* **Dataset rows**:

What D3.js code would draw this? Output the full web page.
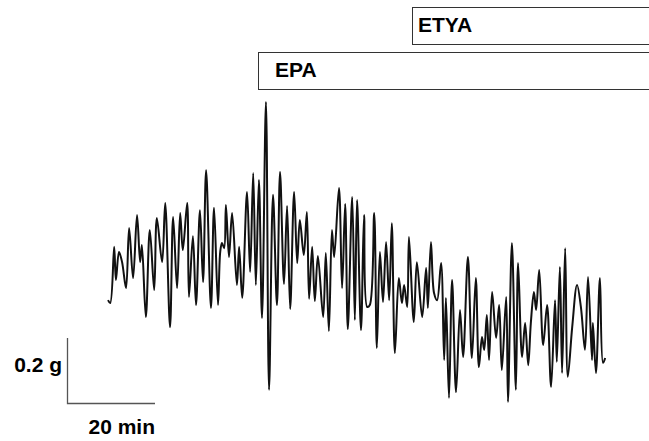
<!DOCTYPE html>
<html>
<head>
<meta charset="utf-8">
<script src="https://cdn.jsdelivr.net/npm/d3@7"></script>
<style>
  html, body { margin: 0; padding: 0; background: #fff; }
  svg { display: block; font-family: "Liberation Sans", Arial, sans-serif; }
</style>
</head>
<body>
<svg id="chart" width="649" height="441"></svg>
<script>
// time of each turning point of the trace (min)
const timeMin = [
  0.0, 0.5, 1.4, 1.8, 2.5, 3.2, 4.1, 4.8, 5.7, 6.6, 7.3, 7.7, 8.6, 9.5, 10.5, 11.1,
  12.3, 13.0, 14.1, 14.8, 15.7, 16.4, 17.0, 18.0, 18.4, 19.3, 20.0, 20.9, 21.6, 22.3,
  23.4, 24.1, 25.0, 25.5, 25.9, 26.4, 26.8, 27.5, 28.2, 29.3, 29.8, 30.5, 31.6, 32.3,
  33.0, 33.6, 34.3, 35.0, 35.9, 36.6, 37.5, 38.4, 39.1, 40.0, 40.7, 41.4, 42.3, 43.0,
  43.6, 44.5, 45.2, 45.7, 46.4, 47.0, 47.7, 48.9, 49.5, 50.2, 50.9, 51.4, 52.5, 53.2,
  53.9, 54.5, 55.5, 56.1, 56.6, 57.5, 58.2, 58.9, 59.5, 60.5, 61.1, 61.8, 62.5, 63.2,
  63.9, 64.5, 65.2, 66.1, 66.8, 67.3, 68.0, 68.4, 69.5, 70.2, 71.4, 72.3, 72.7, 73.4,
  74.1, 74.8, 75.7, 76.4, 76.8, 77.5, 78.2, 79.1, 80.0, 80.7, 81.8, 82.7, 83.6, 84.3,
  85.0, 85.5, 86.1, 86.6, 87.3, 88.2, 88.9, 89.5, 90.5, 90.9, 91.8, 92.7, 93.2, 94.1,
  94.8, 95.5, 96.1, 96.8, 97.3, 98.0, 98.9, 99.8, 100.7, 101.6, 102.0, 102.7, 103.2,
  103.9, 104.5, 105.5, 106.6, 107.5, 108.4, 109.1, 110.0, 110.2, 110.9, 111.8, 112.5, 113.0
];

// tension at those points (g)
const tensionG = [
  0.338, 0.329, 0.502, 0.400, 0.486, 0.455, 0.375, 0.560, 0.406, 0.600, 0.455, 0.508, 0.286, 0.554, 0.369, 0.591,
  0.455, 0.637, 0.255, 0.594, 0.375, 0.606, 0.492, 0.637, 0.348, 0.535, 0.323, 0.615, 0.394, 0.738,
  0.314, 0.622, 0.323, 0.486, 0.514, 0.498, 0.631, 0.471, 0.606, 0.385, 0.502, 0.345, 0.671, 0.425,
  0.729, 0.385, 0.708, 0.283, 0.948, 0.062, 0.662, 0.323, 0.732, 0.388, 0.628, 0.311, 0.671, 0.452,
  0.585, 0.477, 0.609, 0.342, 0.502, 0.335, 0.474, 0.286, 0.483, 0.243, 0.554, 0.471, 0.683, 0.375,
  0.634, 0.249, 0.655, 0.277, 0.646, 0.246, 0.600, 0.317, 0.323, 0.606, 0.191, 0.486, 0.332, 0.517,
  0.338, 0.575, 0.175, 0.406, 0.329, 0.385, 0.317, 0.532, 0.271, 0.455, 0.286, 0.437, 0.314, 0.517,
  0.360, 0.338, 0.452, 0.154, 0.345, 0.037, 0.400, 0.055, 0.308, 0.163, 0.471, 0.160, 0.406, 0.132,
  0.225, 0.185, 0.292, 0.154, 0.363, 0.222, 0.323, 0.123, 0.348, 0.025, 0.514, 0.062, 0.452, 0.163,
  0.268, 0.138, 0.268, 0.363, 0.308, 0.431, 0.200, 0.323, 0.071, 0.338, 0.148, 0.440, 0.114,
  0.498, 0.102, 0.255, 0.385, 0.314, 0.185, 0.409, 0.154, 0.268, 0.114, 0.406, 0.145, 0.160
];

// drug additions (min from start of trace)
const drugNames = ["EPA", "ETYA"];
const drugStart = [34.1, 69.1];

// calibration bars
const barTension = 0.2;   // g
const barTime = 20;       // min
const barTensionLabel = "0.2 g";
const barTimeLabel = "20 min";

const svg = d3.select("#chart");
const width = 649;

const x = d3.scaleLinear().domain([0, 113]).range([108, 605.2]);
const y = d3.scaleLinear().domain([0, 1]).range([410, 85]);

// drug boxes, open to the right edge
const boxTop = [52, 7];
const boxH = 37;
const boxes = svg.selectAll("g.drug")
  .data(drugNames.map((d, i) => ({ name: d, t: drugStart[i], top: boxTop[i] })))
  .enter()
  .append("g")
  .attr("class", "drug");

boxes.append("rect")
  .attr("x", d => Math.round(x(d.t)) + 0.5)
  .attr("y", d => d.top + 0.5)
  .attr("width", d => width + 10 - x(d.t))
  .attr("height", boxH)
  .attr("fill", "none")
  .attr("stroke", "#333")
  .attr("stroke-width", 1);

boxes.append("text")
  .attr("x", d => x(d.t) + (d.name === "EPA" ? 17 : 6))
  .attr("y", d => d.top + 25)
  .attr("font-size", 21)
  .attr("font-weight", "bold")
  .attr("fill", "#000")
  .text(d => d.name);

// trace
const pts = timeMin.map((t, i) => [t, tensionG[i]]);
const line = d3.line()
  .x(d => x(d[0]))
  .y(d => y(d[1]))
  .curve(d3.curveCatmullRom.alpha(0.5));

svg.append("path")
  .datum(pts)
  .attr("d", line)
  .attr("fill", "none")
  .attr("stroke", "#111")
  .attr("stroke-width", 2)
  .attr("stroke-linejoin", "round");

// calibration bars
const bx = 67, by = 403;
const barW = x(barTime) - x(0);
const barH = y(0) - y(barTension);

svg.append("path")
  .attr("d", `M${bx + 0.5},${by - barH}V${by + 0.5}H${bx + barW}`)
  .attr("fill", "none")
  .attr("stroke", "#555")
  .attr("stroke-width", 1.3);

svg.append("text")
  .attr("x", bx - 5)
  .attr("y", by - 31)
  .attr("text-anchor", "end")
  .attr("font-size", 21)
  .attr("font-weight", "bold")
  .text(barTensionLabel);

svg.append("text")
  .attr("x", bx + barW)
  .attr("y", 434)
  .attr("text-anchor", "end")
  .attr("font-size", 21)
  .attr("font-weight", "bold")
  .text(barTimeLabel);
</script>
</body>
</html>
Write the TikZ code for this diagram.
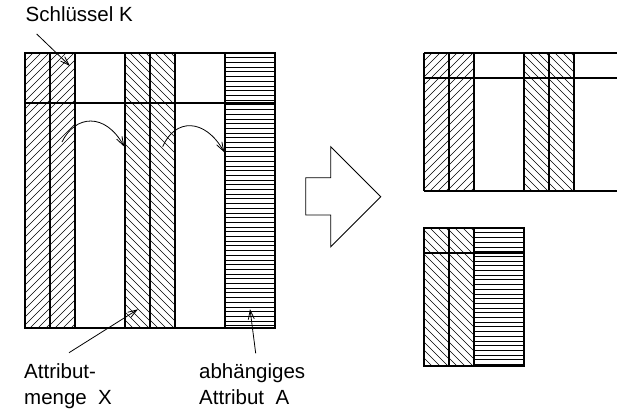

* **Aim of the exercise**:
Find the word "this" in the entries, and copy every line it shows up in.

* **Worked answer**:
What D3.js code would draw this? Output the full web page.
Write the TikZ code for this diagram.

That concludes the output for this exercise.